What is common in most violent crimes in the United States is the lack of an active father in the life of the criminal. America, the magazine, is on record in denying this is s major factor.

Nikolas Cruz was brought up in a fatherless home. He was adopted when his adoptive mother was 50 and his adoptive father died when he was 6

Dani Iverson
7 months 4 weeks ago

I'm going talk about the elephant in the room even if it's with my dying breath: IT'S MALES WHO ARE DOING THE MASS KILLINGS, WHITE MALES!

J Cosgrove
7 months 4 weeks ago

Is it different to the one killed if it is a mass killing or just an individual killing. To be fair, you should include all killings of others and distribute them and then compare.

And how many of these killing have taken place in gun free zones. What would concealed carry have done if it were available in the Florida high school. We would have never learned about it since it probably would not have taken place.

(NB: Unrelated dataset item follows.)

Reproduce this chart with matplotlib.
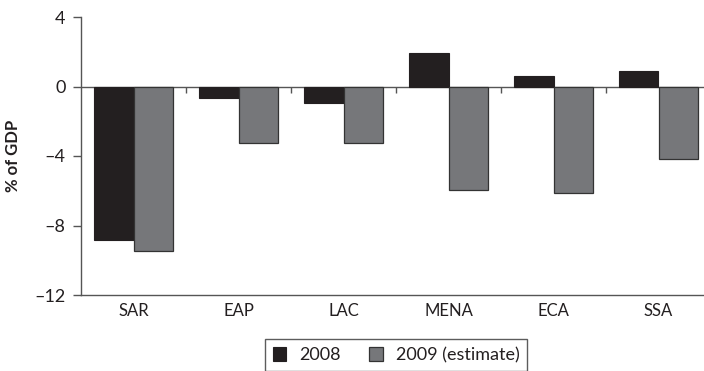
import numpy as np
import matplotlib.pyplot as plt
from matplotlib.ticker import FixedLocator, FuncFormatter

plt.rcParams['font.family'] = ['Lato', 'DejaVu Sans']

# data
regions = ['SAR', 'EAP', 'LAC', 'MENA', 'ECA', 'SSA']
val_2008 = [-8.85, -0.65, -0.95, 1.9, 0.6, 0.9]
val_2009 = [-9.45, -3.25, -3.25, -5.95, -6.15, -4.2]
series_names = ['2008', '2009 (estimate)']
y_ticks = [4, 0, -4, -8, -12]

W, H = 704, 371
fig = plt.figure(figsize=(W / 100, H / 100), dpi=100)
# axes runs slightly past the right edge, like the original
ax = fig.add_axes([81 / W, (H - 295) / H, 630 / W, 278 / H])

x = np.arange(len(regions))
bw = 0.38
b1 = ax.bar(x - bw / 2, val_2008, bw, color='#231f20', edgecolor='#231f20', linewidth=0.8,
            label=series_names[0], zorder=3)
b2 = ax.bar(x + bw / 2, val_2009, bw, color='#76777a', edgecolor='#333333', linewidth=0.9,
            label=series_names[1], zorder=3)

ax.set_xlim(-0.5, len(regions) - 0.5)
ax.set_ylim(-12, 4)

# zero line with small ticks between the groups
ax.axhline(0, color='#555555', lw=1.0, zorder=2)
ax.vlines(x[:-1] + 0.5, -0.35, 0, color='#555555', lw=1.0, zorder=2)

for s in ['top', 'right']:
    ax.spines[s].set_visible(False)
for s in ['left', 'bottom']:
    ax.spines[s].set_color('#555555')
    ax.spines[s].set_linewidth(1.0)

ax.set_xticks(x)
ax.set_xticklabels(regions, fontsize=12, color='#231f20')
ax.tick_params(axis='x', length=0, pad=6)

ax.yaxis.set_major_locator(FixedLocator(y_ticks))
ax.yaxis.set_major_formatter(FuncFormatter(lambda v, p: ('%d' % v).replace('-', '\u2013')))
ax.tick_params(axis='y', length=6, width=1.0, color='#555555', labelsize=13,
               labelcolor='#231f20', pad=5)

ax.set_ylabel('% of GDP', fontsize=12, fontweight='bold', color='#231f20', labelpad=10)

leg = fig.legend(handles=[b1, b2], labels=series_names, loc='upper center',
                 bbox_to_anchor=(396 / W, 1 - 339 / H), borderaxespad=0, ncol=2, fontsize=13,
                 frameon=True, fancybox=False, edgecolor='#333333',
                 handlelength=0.75, handleheight=0.75, handletextpad=0.7,
                 columnspacing=1.6, borderpad=0.45, labelcolor='#231f20')
leg.get_frame().set_linewidth(1.0)

fig.savefig('out.png', dpi=100)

What is about fatherless boys or uninvolved fathers that leads to this? That is the question the editors and authors should be asking. But they won't because it would get too uncomfortable for them.

Douglas Fang
7 months 4 weeks ago

I also listened to the powerful statements of the young students on CBS. It’s about time!

“You can fool all people sometimes. You can fool some people all the time. But you cannot fool all people all the time”.

The NRA and gun-lobby have been fooling America for too long. I hope America is not brain dead and has the courage to stand up to the gun-lobby. Mental illness is just a scapegoat. All other advanced countries also have the same mental issues and yet, it is extremely rare to hear about mass shooting there, except for the case of terrorism. Easy access to guns and especially semi-automatic guns is the main enabler of mass shooting here.

Charles Erlinger
7 months 3 weeks ago

Dependence for school safety on armed teaching and administrative faculty will completely transform the workforce of school districts. Those assigned law enforcement and public safety responsibilities will have to meet all requirements of state, county and municipal authorities and will have to answer in their day today activities to the constitutionally and statutorily established administrative authorities in those entities, in addition to their already full time educational responsibilities, which, by the way, already include many quasi social service responsibilities.

The educational authorities must, as they are sworn to do, demand that faculties place full time efforts on raising reading and math scores on standardized tests and will be held responsible for any failure to recognize indicators of socially or psychologically troubled students, while the law enforcement and public safety authorities must, as they are sworn to do, demand that those faculty sworn to uphold the law and defend with their lives all students threatened by armed aggressors, confront such aggressors as a priority over all other responsibilities.

Teacher associations as well as police and sheriff associations will weigh in on pay and benefit demands as well as working conditions and union representation.

State, county, municipal and school district elected councils, boards and legislative bodies sworn to provide revenue and budget authorizations for these arrangements will have to address state law and constitutional issues. Demands, quite common already, among police forces and sheriffs departments, for improved weaponry and military equipment to provide armor parity between defenders and aggressors, will have to be met.